Tuesday, March 24
We didn’t do much that was beer-related yesterday, though I will say that the Arlington Draft House and Cinema has a decent beer selection, and also serves a mean Royale With Cheese (cinema, therefore movie-inspired menu). Also, Birdman is a very strange movie.
Today, we waved goodbye to our friends in the D.C. area and headed back to Pennsylvania, this time aiming for Downingtown, the home of Victory Brewing. As with previous posts in this series, I’ll give you the highlights now, and more details and tasting notes later.
Victory is really cool. They successfully brew a wide range of styles, and though they’re decently big in terms of notoriety and distribution area, they maintain a very friendly, people-centered attitude. That’s how beer should be, but it’s not always the case.
My tasting flight included five beers, ranging in color and flavor intensity from the impressively well done Hip Czech, to Scarlet Fire, a rye Rauchbier that evoked memories of bonfires on the beach.

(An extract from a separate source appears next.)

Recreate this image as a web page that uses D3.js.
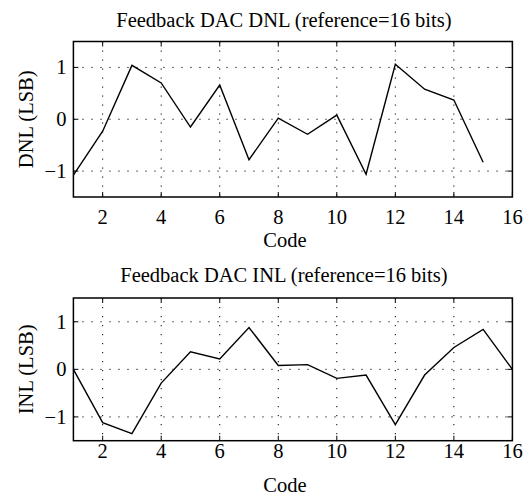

Both styles are tough to get right, but I was especially happy to find a good Czech Pilsner on tap. Almost all of the flavor comes from the Bohemian pils malt, so there’s nowhere for flaws to hide.

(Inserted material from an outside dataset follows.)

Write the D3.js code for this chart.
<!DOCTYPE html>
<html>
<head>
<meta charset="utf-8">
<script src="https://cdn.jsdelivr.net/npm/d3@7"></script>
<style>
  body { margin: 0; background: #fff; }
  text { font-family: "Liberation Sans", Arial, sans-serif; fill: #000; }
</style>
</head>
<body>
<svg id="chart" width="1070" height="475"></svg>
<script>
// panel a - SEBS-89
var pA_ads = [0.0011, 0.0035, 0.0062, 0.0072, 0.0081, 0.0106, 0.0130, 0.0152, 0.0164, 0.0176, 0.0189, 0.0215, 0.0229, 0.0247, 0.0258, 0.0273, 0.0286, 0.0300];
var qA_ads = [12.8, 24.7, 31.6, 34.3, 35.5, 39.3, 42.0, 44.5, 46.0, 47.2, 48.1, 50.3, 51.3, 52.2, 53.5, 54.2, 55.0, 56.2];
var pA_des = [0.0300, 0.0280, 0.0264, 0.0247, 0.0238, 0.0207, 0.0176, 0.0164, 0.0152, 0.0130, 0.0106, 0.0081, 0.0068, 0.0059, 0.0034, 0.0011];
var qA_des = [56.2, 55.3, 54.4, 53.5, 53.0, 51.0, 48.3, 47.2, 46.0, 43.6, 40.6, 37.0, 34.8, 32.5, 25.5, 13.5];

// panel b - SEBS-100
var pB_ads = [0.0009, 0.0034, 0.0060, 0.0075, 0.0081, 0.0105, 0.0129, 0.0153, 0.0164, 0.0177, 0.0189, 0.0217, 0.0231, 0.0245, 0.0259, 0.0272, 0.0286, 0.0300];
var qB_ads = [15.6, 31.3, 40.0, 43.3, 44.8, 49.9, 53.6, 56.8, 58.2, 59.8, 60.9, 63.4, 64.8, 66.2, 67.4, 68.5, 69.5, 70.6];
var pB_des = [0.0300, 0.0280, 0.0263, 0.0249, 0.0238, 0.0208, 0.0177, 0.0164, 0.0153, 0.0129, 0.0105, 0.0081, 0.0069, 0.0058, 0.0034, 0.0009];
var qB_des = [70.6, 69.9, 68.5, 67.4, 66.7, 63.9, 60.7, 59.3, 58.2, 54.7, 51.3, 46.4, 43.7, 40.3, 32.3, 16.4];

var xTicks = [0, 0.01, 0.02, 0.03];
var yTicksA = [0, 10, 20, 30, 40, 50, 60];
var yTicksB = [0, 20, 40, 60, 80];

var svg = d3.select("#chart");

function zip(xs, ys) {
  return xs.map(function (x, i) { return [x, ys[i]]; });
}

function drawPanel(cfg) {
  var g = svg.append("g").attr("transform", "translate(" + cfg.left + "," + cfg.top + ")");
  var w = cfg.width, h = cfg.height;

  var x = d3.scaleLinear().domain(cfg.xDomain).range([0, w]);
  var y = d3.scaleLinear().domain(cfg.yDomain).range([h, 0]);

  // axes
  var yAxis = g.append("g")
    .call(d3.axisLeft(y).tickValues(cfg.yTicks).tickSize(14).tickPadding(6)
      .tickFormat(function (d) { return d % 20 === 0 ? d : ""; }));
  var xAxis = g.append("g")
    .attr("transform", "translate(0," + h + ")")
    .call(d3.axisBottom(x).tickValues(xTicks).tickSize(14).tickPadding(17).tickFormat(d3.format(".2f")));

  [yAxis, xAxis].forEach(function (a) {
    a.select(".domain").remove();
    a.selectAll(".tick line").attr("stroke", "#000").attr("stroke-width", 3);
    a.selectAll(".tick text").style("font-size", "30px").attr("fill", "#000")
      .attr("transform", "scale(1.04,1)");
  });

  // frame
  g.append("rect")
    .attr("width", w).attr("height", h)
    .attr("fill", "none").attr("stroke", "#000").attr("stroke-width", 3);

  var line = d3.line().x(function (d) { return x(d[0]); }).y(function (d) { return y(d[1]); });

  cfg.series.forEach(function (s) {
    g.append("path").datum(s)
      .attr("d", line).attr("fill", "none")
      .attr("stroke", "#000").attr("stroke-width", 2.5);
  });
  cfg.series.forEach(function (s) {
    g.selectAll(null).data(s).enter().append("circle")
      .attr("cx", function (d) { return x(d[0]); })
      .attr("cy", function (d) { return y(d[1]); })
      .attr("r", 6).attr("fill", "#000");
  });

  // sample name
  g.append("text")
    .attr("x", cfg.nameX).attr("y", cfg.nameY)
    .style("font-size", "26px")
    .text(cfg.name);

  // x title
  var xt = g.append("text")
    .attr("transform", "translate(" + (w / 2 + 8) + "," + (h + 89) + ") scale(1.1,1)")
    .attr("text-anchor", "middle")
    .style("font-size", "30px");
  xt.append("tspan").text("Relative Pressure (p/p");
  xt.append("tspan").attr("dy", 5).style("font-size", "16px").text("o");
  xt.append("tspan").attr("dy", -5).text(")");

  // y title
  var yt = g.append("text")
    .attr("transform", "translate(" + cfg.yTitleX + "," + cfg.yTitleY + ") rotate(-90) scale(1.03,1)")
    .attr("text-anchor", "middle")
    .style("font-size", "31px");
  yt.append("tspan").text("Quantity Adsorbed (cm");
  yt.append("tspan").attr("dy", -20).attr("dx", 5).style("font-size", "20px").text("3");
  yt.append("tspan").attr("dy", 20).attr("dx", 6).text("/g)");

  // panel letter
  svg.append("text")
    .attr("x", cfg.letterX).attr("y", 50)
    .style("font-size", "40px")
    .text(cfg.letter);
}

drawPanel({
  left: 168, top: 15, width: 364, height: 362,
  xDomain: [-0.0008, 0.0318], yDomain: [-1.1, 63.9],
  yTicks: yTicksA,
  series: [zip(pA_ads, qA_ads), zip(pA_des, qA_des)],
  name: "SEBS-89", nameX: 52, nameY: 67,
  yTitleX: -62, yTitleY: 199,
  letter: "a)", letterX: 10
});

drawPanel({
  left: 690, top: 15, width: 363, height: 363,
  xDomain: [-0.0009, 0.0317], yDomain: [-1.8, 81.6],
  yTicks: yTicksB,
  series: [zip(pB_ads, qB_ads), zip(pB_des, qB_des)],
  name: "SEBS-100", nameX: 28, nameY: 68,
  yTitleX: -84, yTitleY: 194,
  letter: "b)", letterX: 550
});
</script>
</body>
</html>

The bartenders are very friendly and knowledgeable, amd if they don’t know something, they’ll find out. The Victory brewpub is possibly the most kid-friendly I’ve visited, and the food is delicious.

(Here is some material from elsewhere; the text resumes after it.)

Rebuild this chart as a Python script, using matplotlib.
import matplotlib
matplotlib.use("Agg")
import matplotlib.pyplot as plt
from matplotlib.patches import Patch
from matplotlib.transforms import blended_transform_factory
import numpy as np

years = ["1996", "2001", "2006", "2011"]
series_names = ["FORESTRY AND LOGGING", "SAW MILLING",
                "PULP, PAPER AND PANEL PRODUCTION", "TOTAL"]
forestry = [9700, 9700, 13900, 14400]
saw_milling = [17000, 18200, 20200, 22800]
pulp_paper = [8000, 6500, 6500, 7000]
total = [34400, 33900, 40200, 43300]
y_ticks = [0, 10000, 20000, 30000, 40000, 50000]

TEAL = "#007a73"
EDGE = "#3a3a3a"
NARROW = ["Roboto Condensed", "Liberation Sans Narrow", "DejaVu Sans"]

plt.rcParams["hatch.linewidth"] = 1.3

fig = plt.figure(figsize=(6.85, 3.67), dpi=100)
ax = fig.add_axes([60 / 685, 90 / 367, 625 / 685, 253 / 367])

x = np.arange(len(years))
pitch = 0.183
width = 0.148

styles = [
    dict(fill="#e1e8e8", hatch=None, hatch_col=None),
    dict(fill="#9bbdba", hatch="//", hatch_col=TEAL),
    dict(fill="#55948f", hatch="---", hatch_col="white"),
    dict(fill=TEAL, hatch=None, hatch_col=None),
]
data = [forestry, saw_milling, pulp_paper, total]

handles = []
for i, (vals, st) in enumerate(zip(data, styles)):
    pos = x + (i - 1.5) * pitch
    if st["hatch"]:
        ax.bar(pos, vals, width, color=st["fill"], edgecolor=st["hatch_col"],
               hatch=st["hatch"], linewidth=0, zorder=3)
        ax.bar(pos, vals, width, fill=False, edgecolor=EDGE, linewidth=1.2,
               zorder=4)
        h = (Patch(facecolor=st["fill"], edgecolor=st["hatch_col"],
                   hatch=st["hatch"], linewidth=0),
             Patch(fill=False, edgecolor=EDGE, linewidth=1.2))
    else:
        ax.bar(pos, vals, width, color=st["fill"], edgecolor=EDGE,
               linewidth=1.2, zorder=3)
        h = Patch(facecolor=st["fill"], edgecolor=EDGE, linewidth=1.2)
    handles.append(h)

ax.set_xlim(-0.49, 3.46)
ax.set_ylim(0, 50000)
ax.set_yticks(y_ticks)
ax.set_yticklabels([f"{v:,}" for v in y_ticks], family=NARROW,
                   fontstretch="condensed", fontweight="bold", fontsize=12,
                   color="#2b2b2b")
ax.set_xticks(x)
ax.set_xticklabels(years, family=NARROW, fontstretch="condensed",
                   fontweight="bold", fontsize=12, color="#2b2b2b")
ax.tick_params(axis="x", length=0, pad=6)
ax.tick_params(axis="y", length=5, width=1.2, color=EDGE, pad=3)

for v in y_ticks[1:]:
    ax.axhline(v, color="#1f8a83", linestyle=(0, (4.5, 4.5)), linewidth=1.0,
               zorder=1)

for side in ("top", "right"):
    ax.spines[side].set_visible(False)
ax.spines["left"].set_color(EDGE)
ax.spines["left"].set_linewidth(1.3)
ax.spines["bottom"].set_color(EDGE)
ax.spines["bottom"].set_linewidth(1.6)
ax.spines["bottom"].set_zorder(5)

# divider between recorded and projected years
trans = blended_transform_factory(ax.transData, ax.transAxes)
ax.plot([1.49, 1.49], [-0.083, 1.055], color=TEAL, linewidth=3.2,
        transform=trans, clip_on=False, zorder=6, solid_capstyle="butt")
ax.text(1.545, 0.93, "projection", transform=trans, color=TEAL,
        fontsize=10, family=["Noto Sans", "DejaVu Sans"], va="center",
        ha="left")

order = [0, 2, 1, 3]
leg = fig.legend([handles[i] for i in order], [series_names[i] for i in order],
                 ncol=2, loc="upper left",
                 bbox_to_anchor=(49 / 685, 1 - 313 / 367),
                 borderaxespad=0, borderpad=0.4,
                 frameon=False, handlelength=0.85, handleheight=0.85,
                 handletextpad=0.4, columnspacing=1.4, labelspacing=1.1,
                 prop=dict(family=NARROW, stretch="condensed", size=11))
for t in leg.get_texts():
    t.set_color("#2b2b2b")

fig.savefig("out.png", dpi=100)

With a couple of hours to kill before the Steal the Glass! event (which Abby, one of the bartenders, told us about), we toodled over to the Sly Fox Brewhouse & Eatery, in Phoenixville. It’s only a 20 mile or so drive between the two breweries, I think.
Driving safety being an important consideration, we took our time over a shared flight of Sly Fox brews. Again, proper tasting notes will follow, but I’d like to mention their two hand-pumped ales, Seamus’ Red Ale, and Schuylkill River Trail Ale. Both are wonderfully sessionable, low-grav ales with plenty of flavor. Also, the Renard D’or is an excellent golden strong that smells and tastes quite a bit like Duvel, but is unique enough to stand on its own. If you can get it, I’d definitely recommend it.
Back at Victory, the place was filling up; the bar was solidly lined with folks standing two-deep in spots, and plenty of tables were occupied, as well.
It was the seasonal release party for Summer Love, served in its own can glass, which drinkers then got go keep. Naturally, we came away with two of them. Summer Love is a hoppy and refreshing pale ale with enough unique character to separate it from other well-loved examples, such as Sierra Nevada Pale Ale.
This got long for a quick hits post; a testament to how much we enjoyed both breweries.